Naturally certain sectors are more open to digital transformation. New tech firms, who are digital to the core, tend to see digital transformation projects as business as usual. Conversely, multinational companies in more traditional areas such as manufacturing may struggle to see where digital can play a role. In these two examples the cultural attitudes differ widely, but it's that cultural leadership that's so important in the success of any digital transformation project. But changing that "if it ain't broke, why fix it" mind-set can be one of the biggest stumbling blocks of any digital transformation project.

Where CKH Innovation Opportunities Development excels is engaging with the leadership teams at multinationals. We know from experience that any large-scale change will happen more quickly and efficiently if support filters from the top down. We work with C-level executives to help them understand the areas they're looking to address. Do they want to increase operational agility, improve Service Level Agreements to the end customer, enhance the customer experience, better enable their workforce, or a combination of these goals?

Importantly, we also get the leadership team to think about what success looks like. Having a clear set of KPIs acts as a guide path for any digital transformation project, ensuring that a project doesn't wander off track or take a wrong turn.

Digital transformation doesn't stand still

Often, the nature of embracing technologies and becoming more aware of how digital can revolutionise business processes means that digital transformation projects can grow legs and expand beyond their initial remit. We've worked with a number of large ports in the UK rolling out private LTE networks: the initial goal was to enhance voice and data connectivity, but we're now seeing that this is just the tip of the iceberg of what's possible.

Working with multinational manufacturing firms we're seeing first-hand how they are successfully automating business processes and dramatically increasing efficiencies. Despite a relatively slow start in planning digital transformation projects, the manufacturing sector is having somewhat of a renaissance. IDC says discrete manufacturing and process manufacturing will invest the most in digital transformation projects in 2019 at $221.6 billion and $124.5 billion respectively. Most of this money will be ploughed into smart manufacturing, which comes as no surprise really given the rising interest in the Industrial Internet of Things

Connected machines means that parts servicing is proactive rather than reactive with machines communicating with other machines to alert them of any issues. The beauty of this scenario is companies can start to build a digital picture for each piece of machinery and then start to look at trends through Artificial Intelligence and machine learning. The goal is to get to a point where machines can analyse the data to predict what will break down and where – smart manufacturing indeed.

We’ve spoken already about the power of data and how it can open up doors, create new revenue streams and highlight issues no-one knew existed. Alongside one of our Three Group Europe operating companies, we recently worked with a multinational agricultural firm where data uncovered a problem that may never have been noticed. In identifying this issue the company was able to make significant cost savings and transform one of its key business processes. This engagement was also noteworthy as it showcased CKH Innovation Opportunities Development's partner ecosystem; one of our software partners was instrumental in locating the key piece of the puzzle in this instance.

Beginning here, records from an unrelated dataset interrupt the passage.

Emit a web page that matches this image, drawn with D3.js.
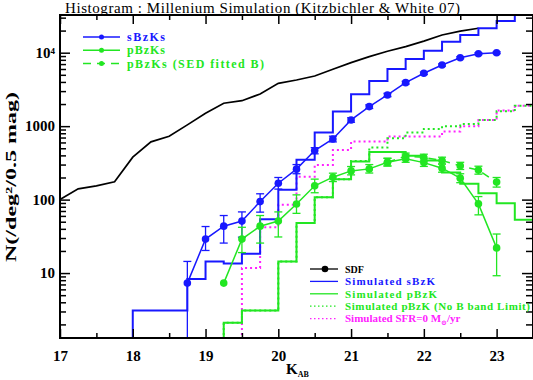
<!DOCTYPE html>
<html><head><meta charset="utf-8">
<script src="https://cdn.jsdelivr.net/npm/d3@7"></script>
<style>body{margin:0;background:#fff} text{font-family:"Liberation Serif","DejaVu Serif",serif}</style>
</head><body><svg id="c" width="533" height="380"></svg>
<script>
// ---------- data ----------
const binWidth = 0.25;
// SDF observed counts (black line)
const sdfMag = [17.0,17.25,17.5,17.75,18.0,18.25,18.5,18.75,19.0,19.25,19.5,19.75,20.0,20.25,20.5,20.75,21.0,21.25,21.5,21.75,22.0,22.25,22.5,22.75];
const sdfN   = [100,140,154,175,378,611,730,1040,1500,2050,2220,2740,3830,4250,4820,5940,7320,8830,10450,12100,14400,17400,19700,21500];
// Simulated sBzK histogram (blue)
const simSEdges = [18.0,18.25,18.5,18.75,19.0,19.25,19.5,19.75,20.0,20.25,20.5,20.75,21.0,21.25,21.5,21.75,22.0,22.25,22.5,22.75,23.0,23.25];
const simSN     = [3.1,3.1,3.1,8.3,14.4,13.5,18.3,54,136,348,817,1578,2716,4120,5990,8200,10650,14100,17400,21500,27000,40000];
// Simulated pBzK histogram (green solid)
const simPEdges = [19.25,19.5,19.75,20.0,20.25,20.5,20.75,21.0,21.25,21.5,21.75,22.0,22.25,22.5,22.75,23.0,23.25,23.5];
const simPN     = [2.1,3.1,3.1,14.4,48,108,190,330,445,445,394,340,233,164,122,89.5,53,10];
// Simulated pBzK, no B band limit (green dotted)
const simPNoBEdges = [19.25,19.5,19.75,20.0,20.25,20.5,20.75,21.0,21.25,21.5,21.75,22.0,22.25,22.5,22.75,23.0,23.25];
const simPNoBN     = [2.1,3.1,3.1,14.4,48,108,190,336,511,686,817,917,1000,1070,1215,1600,1900];
// Simulated SFR=0 (magenta dotted)
const sfr0Edges = [19.5,19.75,20.0,20.25,20.5,20.75,21.0,21.25,21.5,21.75,22.0,22.25,22.5,22.75,23.0,23.25];
const sfr0N     = [11.7,42,85,205,297,475,617,617,721,721,721,843,1000,1215,1630,1900];
// sBzKs (blue points)
const sMag = [18.75,19.0,19.25,19.5,19.75,20.0,20.25,20.5,20.75,21.0,21.25,21.5,21.75,22.0,22.25,22.5,22.75,23.0];
const sN   = [7.3,29,43.5,51,94,167,260,465,670,1215,1845,2660,3910,5250,6800,8550,9680,10000];
const sHi  = [14.4,43,60.7,68,120,200,300,510,730,1300,1950,2800,4080,5450,7030,8800,9950,10280];
const sLo  = [0.5,20.3,25.6,30.8,67.5,139,225,420,610,1130,1740,2520,3740,5050,6570,8300,9410,9720];
// pBzKs (green points, solid)
const pMag = [19.25,19.5,19.75,20.0,20.25,20.5,20.75,21.0,21.25,21.5,21.75,22.0,22.25,22.5,22.75,23.0];
const pN   = [7.3,29,43.5,51,87,154,202,246,262,323,360,319,268,196,87.5,22];
const pHi  = [7.3,42,60.7,68,116,190,229,282,300,365,405,360,305,225,110,34];
const pLo  = [7.3,19,25.6,31,65,124,176,217,230,287,322,283,236,170,62,9.2];
// pBzKs SED fitted B (green points, dashed)
const pbMag = [21.5,21.75,22.0,22.25,22.5,22.75,23.0];
const pbN   = [323,390,375,340,288,252,173];
const pbHi  = [365,430,415,378,322,285,200];
const pbLo  = [287,352,337,305,257,222,148];
// axis ticks
const xMajor = [17,18,19,20,21,22,23];
const xMinor = [17.5,18.5,19.5,20.5,21.5,22.5,23.5];
const yMajor = [10,100,1000,10000];
const yLabels = ["10","100","1000","10⁴"];

// ---------- drawing ----------
const BLUE="#1818ff", GREEN="#22e622", MAG="#ff22ff";
const svg = d3.select("#c");
const L=60, R=533, T=15, B=338;
const x = d3.scaleLinear().domain([17,23.5]).range([L,R]);
const y = d3.scaleLog().domain([1.306,32600]).range([B,T]);

svg.append("clipPath").attr("id","clip").append("rect")
  .attr("x",L).attr("y",T).attr("width",R-L).attr("height",B-T);
const g = svg.append("g").attr("clip-path","url(#clip)");

const line = d3.line().x(d=>x(d[0])).y(d=>y(d[1]));
function steps(edges, vals){
  const floor = 0.3;
  const pts=[[edges[0],floor]];
  edges.forEach((e,i)=>{
    const e2 = i<edges.length-1 ? edges[i+1] : e+binWidth;
    pts.push([e,vals[i]]); pts.push([e2,vals[i]]);
  });
  pts.push([pts[pts.length-1][0],floor]);
  return pts;
}
// SDF
g.append("path").attr("d",line(sdfMag.map((m,i)=>[m,sdfN[i]])))
  .attr("fill","none").attr("stroke","#000").attr("stroke-width",1.7);
// dotted histograms
g.append("path").attr("d",line(steps(sfr0Edges,sfr0N)))
  .attr("fill","none").attr("stroke",MAG).attr("stroke-width",2).attr("stroke-dasharray","2,3");
g.append("path").attr("d",line(steps(simPNoBEdges,simPNoBN)))
  .attr("fill","none").attr("stroke",GREEN).attr("stroke-width",2).attr("stroke-dasharray","2,3");
// solid histograms
g.append("path").attr("d",line(steps(simPEdges,simPN)))
  .attr("fill","none").attr("stroke",GREEN).attr("stroke-width",2);
g.append("path").attr("d",line(steps(simSEdges,simSN)))
  .attr("fill","none").attr("stroke",BLUE).attr("stroke-width",2);

function points(mag,N,hi,lo,color,dash){
  const pl = g.append("path").attr("d",line(mag.map((m,i)=>[m,N[i]])))
    .attr("fill","none").attr("stroke",color).attr("stroke-width",1.5);
  if(dash) pl.attr("stroke-dasharray",dash);
  mag.forEach((m,i)=>{
    if(hi[i]>N[i]){
      const cx=x(m), y1=y(hi[i]), y2=y(Math.max(lo[i],0.5));
      g.append("line").attr("x1",cx).attr("x2",cx).attr("y1",y1).attr("y2",y2).attr("stroke",color).attr("stroke-width",1.3);
      g.append("line").attr("x1",cx-4).attr("x2",cx+4).attr("y1",y1).attr("y2",y1).attr("stroke",color).attr("stroke-width",1.3);
      g.append("line").attr("x1",cx-4).attr("x2",cx+4).attr("y1",y2).attr("y2",y2).attr("stroke",color).attr("stroke-width",1.3);
    }
    g.append("circle").attr("cx",x(m)).attr("cy",y(N[i])).attr("r",3.8).attr("fill",color);
  });
}
points(sMag,sN,sHi,sLo,BLUE);
points(pMag,pN,pHi,pLo,GREEN);
points(pbMag,pbN,pbHi,pbLo,GREEN,"8,6");

// frame
svg.append("rect").attr("x",L).attr("y",T).attr("width",R-L).attr("height",B-T)
  .attr("fill","none").attr("stroke","#000").attr("stroke-width",2);

function styleAxis(sel){ sel.select(".domain").remove(); sel.selectAll(".tick line").attr("stroke","#000").attr("stroke-width",1.5); }
// x axes
const xb = svg.append("g").attr("transform",`translate(0,${B})`)
  .call(d3.axisBottom(x).tickValues(xMajor).tickSizeInner(-9).tickSizeOuter(0).tickPadding(12).tickFormat(d3.format("d")));
styleAxis(xb);
xb.selectAll("text").attr("font-size",15).attr("font-weight","bold").attr("fill","#000").attr("font-family","Liberation Serif");
const xbm = svg.append("g").attr("transform",`translate(0,${B})`)
  .call(d3.axisBottom(x).tickValues(xMinor).tickSizeInner(-5).tickSizeOuter(0).tickFormat(""));
styleAxis(xbm);
const xt = svg.append("g").attr("transform",`translate(0,${T})`)
  .call(d3.axisTop(x).tickValues(xMajor).tickSizeInner(-9).tickSizeOuter(0).tickFormat(""));
styleAxis(xt);
const xtm = svg.append("g").attr("transform",`translate(0,${T})`)
  .call(d3.axisTop(x).tickValues(xMinor).tickSizeInner(-5).tickSizeOuter(0).tickFormat(""));
styleAxis(xtm);
// y axes
const yMinor=[];
[1,10,100,1000,10000].forEach(d=>{for(let k=2;k<=9;k++){const v=d*k; if(v>1.306&&v<32600) yMinor.push(v);}});
const yl = svg.append("g").attr("transform",`translate(${L},0)`)
  .call(d3.axisLeft(y).tickValues(yMajor).tickSizeInner(-10).tickSizeOuter(0).tickPadding(5).tickFormat((d,i)=>yLabels[i]));
styleAxis(yl);
yl.selectAll("text").attr("font-size",15).attr("font-weight","bold").attr("fill","#000").attr("font-family","Liberation Serif");
const ylm = svg.append("g").attr("transform",`translate(${L},0)`)
  .call(d3.axisLeft(y).tickValues(yMinor).tickSizeInner(-6).tickSizeOuter(0).tickFormat(""));
styleAxis(ylm);
const yr = svg.append("g").attr("transform",`translate(${R-1},0)`)
  .call(d3.axisRight(y).tickValues(yMajor).tickSizeInner(-10).tickSizeOuter(0).tickFormat(""));
styleAxis(yr);
const yrm = svg.append("g").attr("transform",`translate(${R-1},0)`)
  .call(d3.axisRight(y).tickValues(yMinor).tickSizeInner(-6).tickSizeOuter(0).tickFormat(""));
styleAxis(yrm);

// title & labels
svg.append("text").attr("x",65).attr("y",13).attr("font-size",15)
  .attr("textLength",395).attr("lengthAdjust","spacing")
  .text("Histogram : Millenium Simulation (Kitzbichler & White 07)");
const xl = svg.append("text").attr("x",286).attr("y",374).attr("font-size",15).attr("font-weight","bold");
xl.append("tspan").text("K");
xl.append("tspan").attr("font-size",8).attr("dy",3).text("AB");
svg.append("text").attr("transform","translate(16,177) rotate(-90)").attr("text-anchor","middle")
  .attr("font-size",15).attr("font-weight","bold").attr("font-family","DejaVu Serif")
  .attr("textLength",170).attr("lengthAdjust","spacingAndGlyphs")
  .text("N(/deg²/0.5 mag)");

// top-left legend
const leg1 = [
  {t:"sBzKs", c:BLUE, dash:null, w:38},
  {t:"pBzKs", c:GREEN, dash:null, w:38},
  {t:"pBzKs (SED fitted B)", c:GREEN, dash:"8,6", w:137}
];
leg1.forEach((d,i)=>{
  const yy = 37 + i*13.3;
  const ln = svg.append("line").attr("x1",83).attr("x2",120).attr("y1",yy).attr("y2",yy).attr("stroke",d.c).attr("stroke-width",1.5);
  if(d.dash) ln.attr("stroke-dasharray",d.dash);
  svg.append("circle").attr("cx",101.5).attr("cy",yy).attr("r",2.5).attr("fill",d.c);
  svg.append("text").attr("x",127).attr("y",yy+4).attr("font-size",12).attr("font-weight","bold")
    .attr("fill",d.c).attr("textLength",d.w).attr("lengthAdjust","spacing").text(d.t);
});
// bottom-right legend
const leg2 = [
  {t:"SDF", c:"#000", dash:null, dot:true, w:null},
  {t:"Simulated sBzK", c:BLUE, dash:null, w:90},
  {t:"Simulated pBzK", c:GREEN, dash:null, w:92},
  {t:"Simulated pBzK (No B band Limit)", c:GREEN, dash:"1.5,2.5", w:185},
  {t:"SFR", c:MAG, dash:"1.5,2.5", w:null}
];
leg2.forEach((d,i)=>{
  const yy = 269 + i*12.4;
  const ln = svg.append("line").attr("x1",310).attr("x2",338).attr("y1",yy).attr("y2",yy).attr("stroke",d.c).attr("stroke-width",1.3);
  if(d.dash) ln.attr("stroke-dasharray",d.dash);
  if(d.dot) svg.append("circle").attr("cx",325).attr("cy",yy).attr("r",3.3).attr("fill",d.c);
  const tx = svg.append("text").attr("x",345).attr("y",yy+3.8).attr("font-size",11).attr("font-weight","bold").attr("fill",d.c);
  if(d.t==="SFR"){
    tx.append("tspan").text("Simulated SFR=0 M");
    tx.append("tspan").attr("font-size",7).attr("dy",2.5).text("⊙");
    tx.append("tspan").attr("dy",-2.5).text("/yr");
  } else if(d.w) {
    tx.attr("textLength",d.w).attr("lengthAdjust","spacing").text(d.t);
  } else {
    tx.attr("font-size",10).text(d.t);
  }
});
</script></body></html>
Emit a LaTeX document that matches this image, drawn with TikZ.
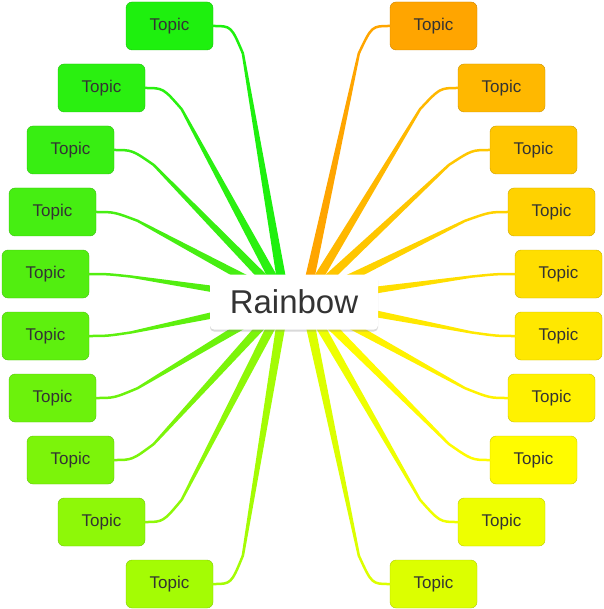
\documentclass[tikz,border=0pt]{standalone}
\usepackage{fontspec}
\setmainfont{Liberation Sans}
\usetikzlibrary{calc,shadows}
\definecolor{L1}{HTML}{1EF00E}\definecolor{L2}{HTML}{2AF010}
\definecolor{L3}{HTML}{38EE12}\definecolor{L4}{HTML}{46EE12}
\definecolor{L5}{HTML}{52EE10}\definecolor{L6}{HTML}{5EF00E}
\definecolor{L7}{HTML}{6CF20C}\definecolor{L8}{HTML}{7CF40A}
\definecolor{L9}{HTML}{8EF808}\definecolor{L10}{HTML}{A4FC04}
\definecolor{R1}{HTML}{FFA500}\definecolor{R2}{HTML}{FFB800}
\definecolor{R3}{HTML}{FFC600}\definecolor{R4}{HTML}{FFD200}
\definecolor{R5}{HTML}{FFDE00}\definecolor{R6}{HTML}{FFE800}
\definecolor{R7}{HTML}{FFF200}\definecolor{R8}{HTML}{FFFC00}
\definecolor{R9}{HTML}{EEFF00}\definecolor{R10}{HTML}{DCFF00}

\begin{document}
\begin{tikzpicture}[x=1pt,y=-1pt,
            topic/.style={draw,rounded corners=6pt,minimum width=87pt,minimum height=48pt,
              inner sep=0pt,font=\fontsize{17}{19}\selectfont,text=black!80},
            root/.style={fill=white,rounded corners=4pt,minimum width=168pt,minimum height=55pt,
              font=\fontsize{33}{36}\selectfont,text=black!80,
              drop shadow={shadow xshift=0pt,shadow yshift=-2pt,opacity=.3}},
            stem/.style={line width=2.5pt,line cap=round}
          ]
          \useasboundingbox (0,0) rectangle (603,609);
          \coordinate (cl) at (285,300);
          \coordinate (cr) at (305,300);

          %left side
          \foreach \i/\y/\xw in {1/26/126,2/88/58,3/150/27,4/212/9,5/274/2,6/336/2,7/398/9,8/460/27,9/522/58,10/584/126}{
            \node[topic,fill=L\i,draw=L\i!80!black] (l\i) at (\xw+43.5,\y) {Topic};
            \coordinate (pl\i) at ($(l\i.east)+(25,0)$);
            \coordinate (bl\i) at ($(pl\i)!0.1!(cl)$);
            \fill[L\i] ($(cl)!5pt!90:(bl\i)$) -- ($(cl)!5pt!-90:(bl\i)$)
              -- ($(bl\i)!1.25pt!90:(cl)$) -- ($(bl\i)!1.25pt!-90:(cl)$) -- cycle;
            \draw[stem,L\i] (l\i.east) .. controls +(18,0) .. (bl\i);
          }

          %right side
          \foreach \i/\y/\xw in {1/26/390,2/88/458,3/150/490,4/212/508,5/274/515,6/336/515,7/398/508,8/460/490,9/522/458,10/584/390}{
            \node[topic,fill=R\i,draw=R\i!80!black] (r\i) at (\xw+43.5,\y) {Topic};
            \coordinate (pr\i) at ($(r\i.west)+(-25,0)$);
            \coordinate (br\i) at ($(pr\i)!0.1!(cr)$);
            \fill[R\i] ($(cr)!5pt!90:(br\i)$) -- ($(cr)!5pt!-90:(br\i)$)
              -- ($(br\i)!1.25pt!90:(cr)$) -- ($(br\i)!1.25pt!-90:(cr)$) -- cycle;
            \draw[stem,R\i] (r\i.west) .. controls +(-18,0) .. (br\i);
          }

          \node[root] (rainbow) at (294,302) {Rainbow};
      \end{tikzpicture}
\end{document}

At CKH Innovation Opportunities Development we never stop learning. Working with multinationals across the globe means we are constantly exposed to the potential of digital. Where we stand out is by applying those experiences across verticals and countries. Our 5 different business verticals within CK Hutchison Holdings means we are experiencing many of the same day-to-day challenges as our customers. We've walked that walk and we can pass on the lessons we've learned to our customers, which means they can hit the ground running on their digital transformation projects.